* CHALLENGE *
Print exactly the lines from the first one down to the line containing "fig = plt.figure(figsize=(W", both ends included, with no pictures and nothing else.

* RECORD EXCERPTS *
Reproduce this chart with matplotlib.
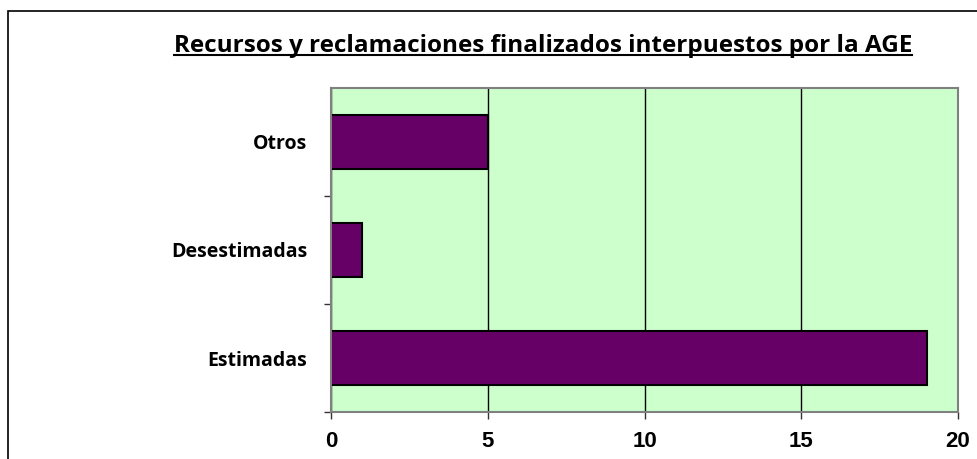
import matplotlib.pyplot as plt
from matplotlib.patches import Rectangle
from matplotlib.lines import Line2D
from matplotlib.font_manager import FontProperties

# Datos del gráfico
categorias = ['Estimadas', 'Desestimadas', 'Otros']
valores = [19, 1, 5]
ticks_x = [0, 5, 10, 15, 20]
titulo = 'Recursos y reclamaciones finalizados interpuestos por la AGE'

W, H = 977, 459
fig = plt.figure(figsize=(W / 100, H / 100), dpi=100)

# marco exterior (gráfico de Excel recortado)
fig.patches.append(Rectangle((8 / W, -0.2), 1.2, 1.2 - 11 / H, transform=fig.transFigure,
                             fill=False, edgecolor='black', linewidth=1.2))

ax = fig.add_axes([331 / W, 1 - 412 / H, (958 - 331) / W, (412 - 88) / H])
ax.set_facecolor('#CCFFCC')

pos = range(len(categorias))
ax.barh(pos, valores, height=0.5, color='#660066', edgecolor='black', linewidth=1.5, zorder=3)

fp_num = FontProperties(family='Liberation Sans', weight='bold', size=16)
fp_cat = FontProperties(family='Open Sans', weight='bold', size=14)
fp_tit = FontProperties(family='Open Sans', weight='bold', size=17.5)

ax.set_xlim(0, 20)
ax.set_ylim(-0.5, len(categorias) - 0.5)
ax.set_xticks(ticks_x)
ax.set_xticklabels([str(t) for t in ticks_x], fontproperties=fp_num)
ax.xaxis.grid(True, color='black', linewidth=1, zorder=1)
ax.tick_params(axis='x', direction='out', length=5, width=1, color='#333333', pad=9)

# marcas en los límites de categoría, etiquetas en el centro
ax.set_yticks([p + 0.5 for p in pos][:-1] + [-0.5])
ax.set_yticklabels([])
ax.set_yticks(list(pos), minor=True)
ax.set_yticklabels(categorias, minor=True, fontproperties=fp_cat)
ax.tick_params(axis='y', which='major', direction='out', length=5, width=1, color='#333333')
ax.tick_params(axis='y', which='minor', length=0, pad=17)

for s in ax.spines.values():
    s.set_color('#808080')
    s.set_linewidth(1.5)
    s.set_zorder(4)

# título subrayado
t = fig.text(543 / W, 1 - 52 / H, titulo, ha='center', va='baseline', fontproperties=fp_tit)
fig.canvas.draw()
bb = t.get_window_extent()
fig.lines.append(Line2D([bb.x0 / W, bb.x1 / W], [(1 - 55 / H), (1 - 55 / H)],
                        transform=fig.transFigure, color='black', linewidth=1.5))

plt.savefig('out.png', dpi=100)
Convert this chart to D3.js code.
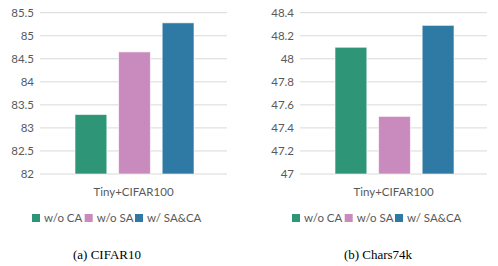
<!DOCTYPE html>
<html>
<head>
<meta charset="utf-8">
<script src="https://cdn.jsdelivr.net/npm/d3@7"></script>
<style>
  body { margin: 0; background: #fff; }
  svg { display: block; }
  .tick text { font-family: Lato, "Open Sans", sans-serif; font-size: 11.5px; fill: #595959; }
  .lab { font-family: Lato, "Open Sans", sans-serif; font-size: 11.5px; fill: #595959; }
  .cap { font-family: "Liberation Serif", "DejaVu Serif", serif; font-size: 13px; fill: #000; }
</style>
</head>
<body>
<svg id="chart" width="498" height="266"></svg>
<script>
// data
const category = "Tiny+CIFAR100";
const seriesNames = ["w/o CA", "w/o SA", "w/ SA&CA"];
const colors = ["#2e9577", "#c98bbd", "#2e7aa5"];
const cifarValues = [83.29, 84.65, 85.28];
const charsValues = [48.1, 47.5, 48.29];
const cifarTicks = [82, 82.5, 83, 83.5, 84, 84.5, 85, 85.5];
const charsTicks = [47, 47.2, 47.4, 47.6, 47.8, 48, 48.2, 48.4];
const captions = ["(a) CIFAR10", "(b) Chars74k"];

const svg = d3.select("#chart");

function drawPanel(g, values, ticks, fmt, caption, capX) {
  let x0 = 40, x1 = 227, yTop = 12.7, yBot = 174;
  let y = d3.scaleLinear().domain([ticks[0], ticks[ticks.length - 1]]).range([yBot, yTop]);
  let x = d3.scaleBand().domain(seriesNames).range([75, 194]).paddingInner(0.27).paddingOuter(0);

  // gridlines
  g.selectAll(".grid").data(ticks).join("line")
    .attr("x1", x0).attr("x2", x1)
    .attr("y1", d => y(d)).attr("y2", d => y(d))
    .attr("stroke", "#d9d9d9").attr("stroke-width", 1);

  let axis = g.append("g").attr("transform", `translate(${x0 - 6},0)`)
    .call(d3.axisLeft(y).tickValues(ticks).tickFormat(fmt).tickSize(0).tickPadding(0));
  axis.select(".domain").remove();

  g.selectAll(".bar").data(values).join("rect")
    .attr("x", (d, i) => x(seriesNames[i]))
    .attr("y", d => y(d))
    .attr("width", x.bandwidth())
    .attr("height", d => yBot - y(d))
    .attr("fill", (d, i) => colors[i])
    .attr("stroke", "#ffffff").attr("stroke-opacity", 0.6).attr("stroke-width", 1);

  g.append("text").attr("class", "lab")
    .attr("x", (x0 + x1) / 2).attr("y", 196)
    .attr("text-anchor", "middle").text(category);

  // legend
  let leg = g.append("g").attr("transform", "translate(32,221)");
  let offs = [0, 52.7, 103];
  seriesNames.forEach((s, i) => {
    leg.append("rect").attr("x", offs[i]).attr("y", -7).attr("width", 8).attr("height", 8).attr("fill", colors[i]);
    leg.append("text").attr("class", "lab").attr("x", offs[i] + 12).attr("y", 1).text(s);
  });

  g.append("text").attr("class", "cap")
    .attr("x", capX).attr("y", 259)
    .attr("text-anchor", "middle").text(caption);
}

drawPanel(svg.append("g"), cifarValues, cifarTicks, d3.format(""), captions[0], 107);
drawPanel(svg.append("g").attr("transform", "translate(260,0)"), charsValues, charsTicks, d3.format(".1~f"), captions[1], 118);
</script>
</body>
</html>
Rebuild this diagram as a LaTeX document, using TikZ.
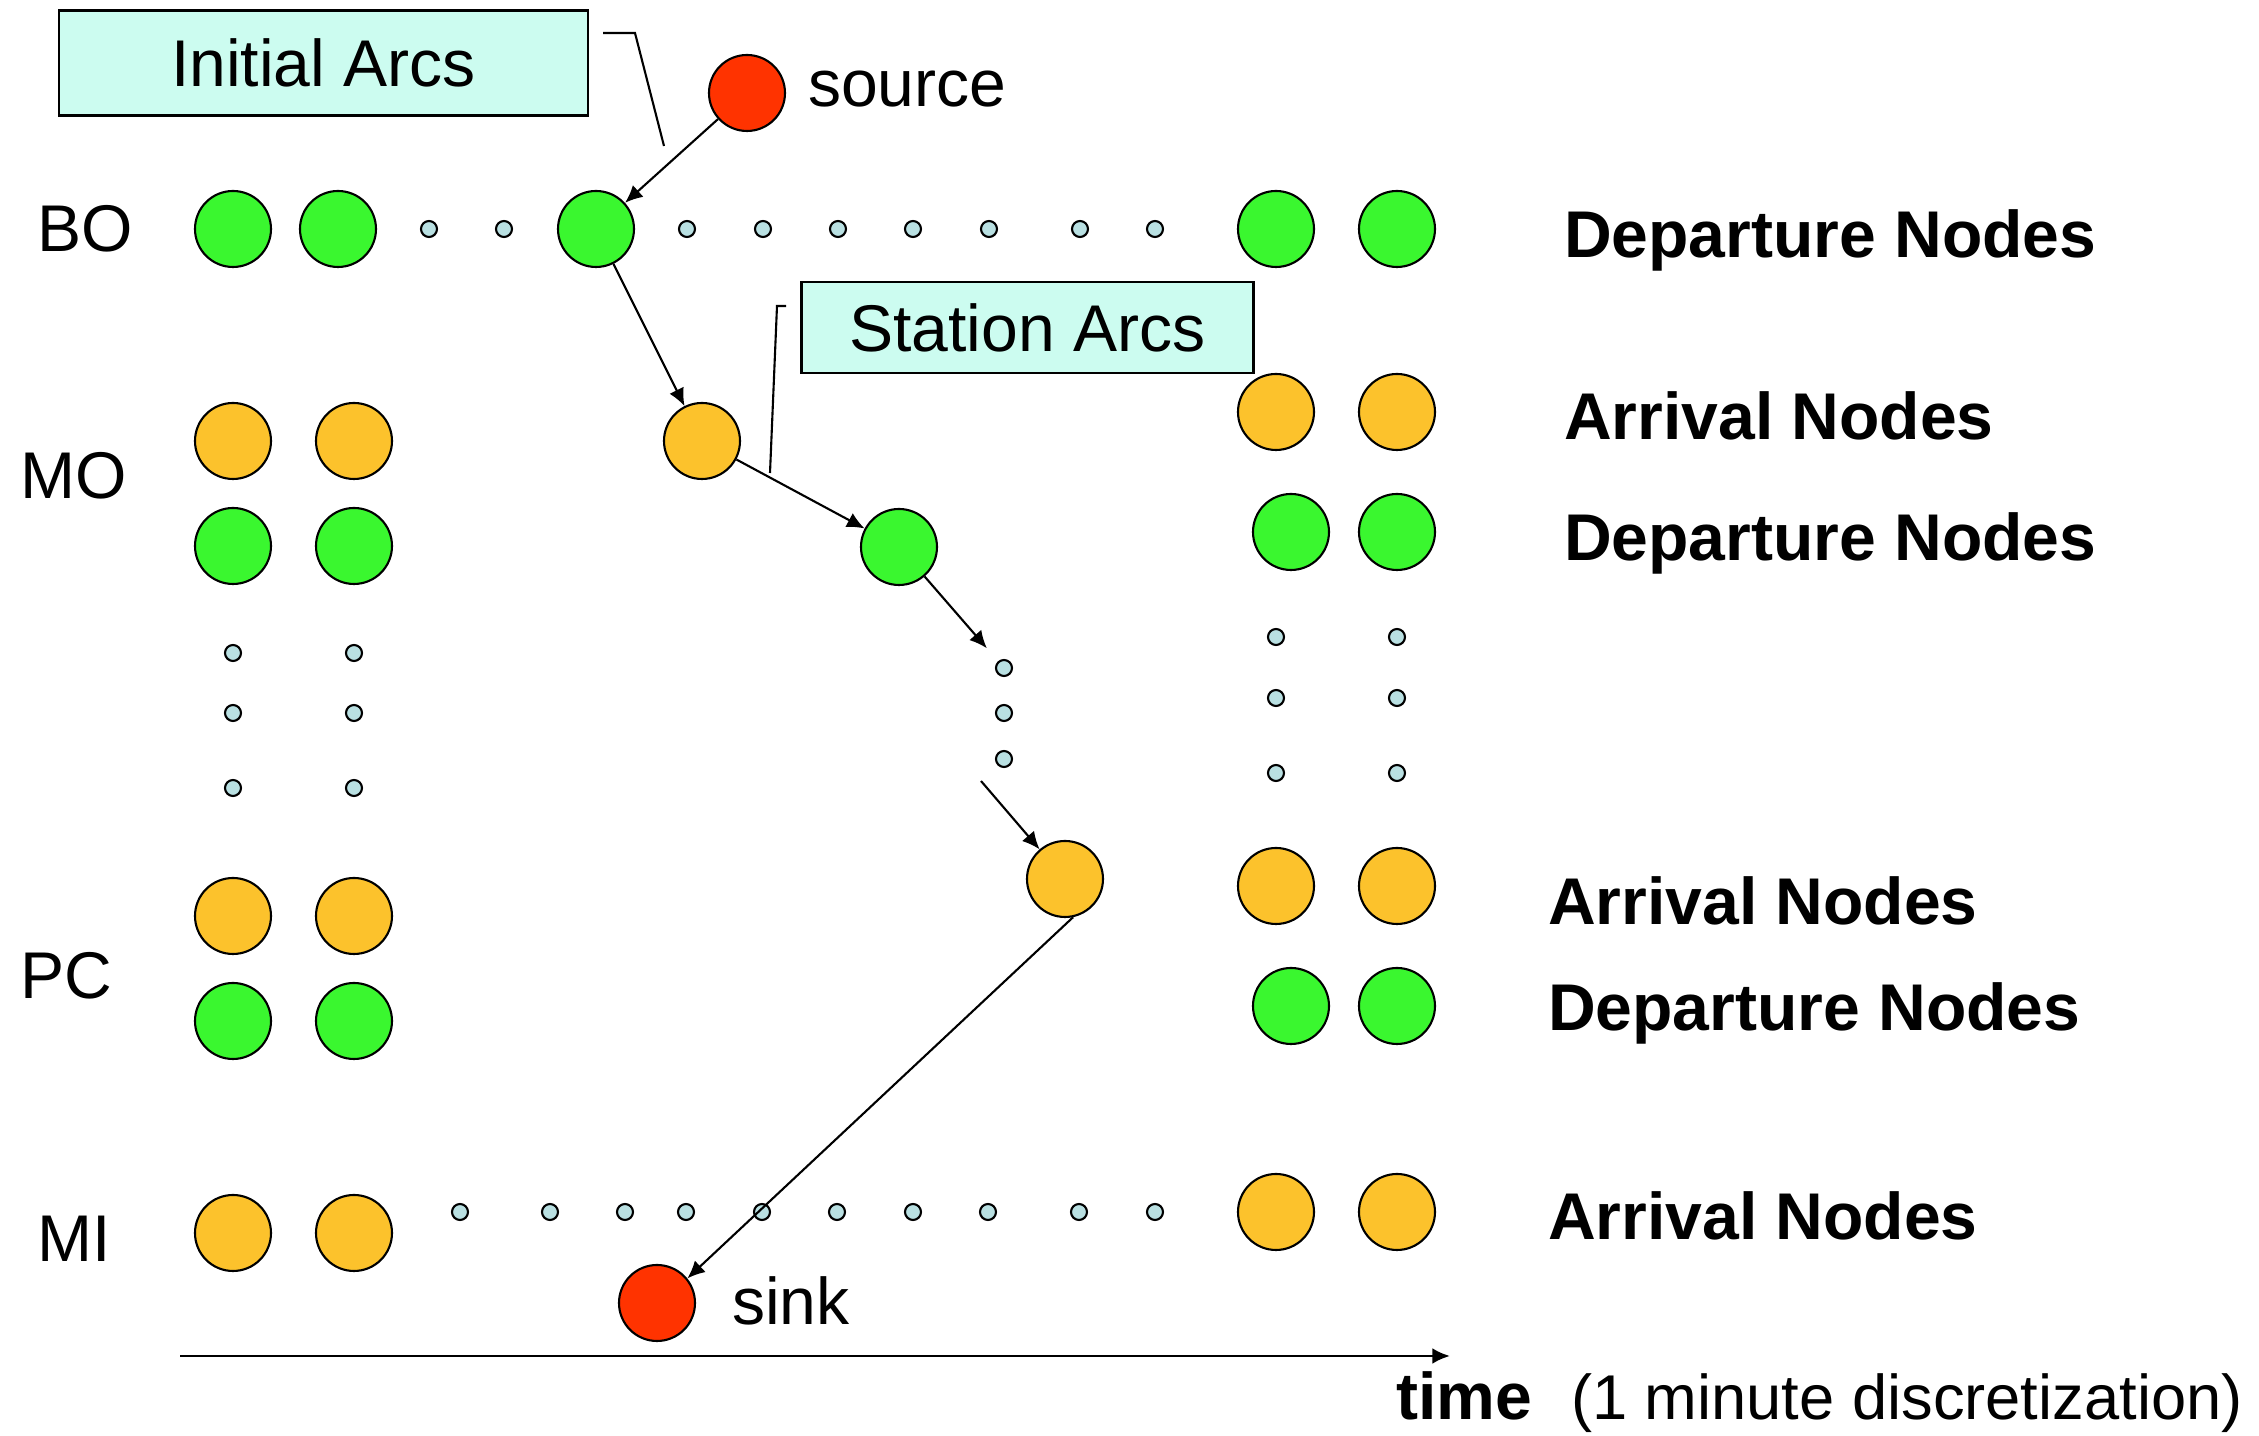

* TASK SOLUTION *
Reproduce this chart with matplotlib.
import matplotlib.pyplot as plt
from matplotlib.patches import Rectangle
from matplotlib.lines import Line2D
from matplotlib.font_manager import FontProperties

# Datos del gráfico
categorias = ['Estimadas', 'Desestimadas', 'Otros']
valores = [19, 1, 5]
ticks_x = [0, 5, 10, 15, 20]
titulo = 'Recursos y reclamaciones finalizados interpuestos por la AGE'

W, H = 977, 459
fig = plt.figure(figsize=(W / 100, H / 100), dpi=100)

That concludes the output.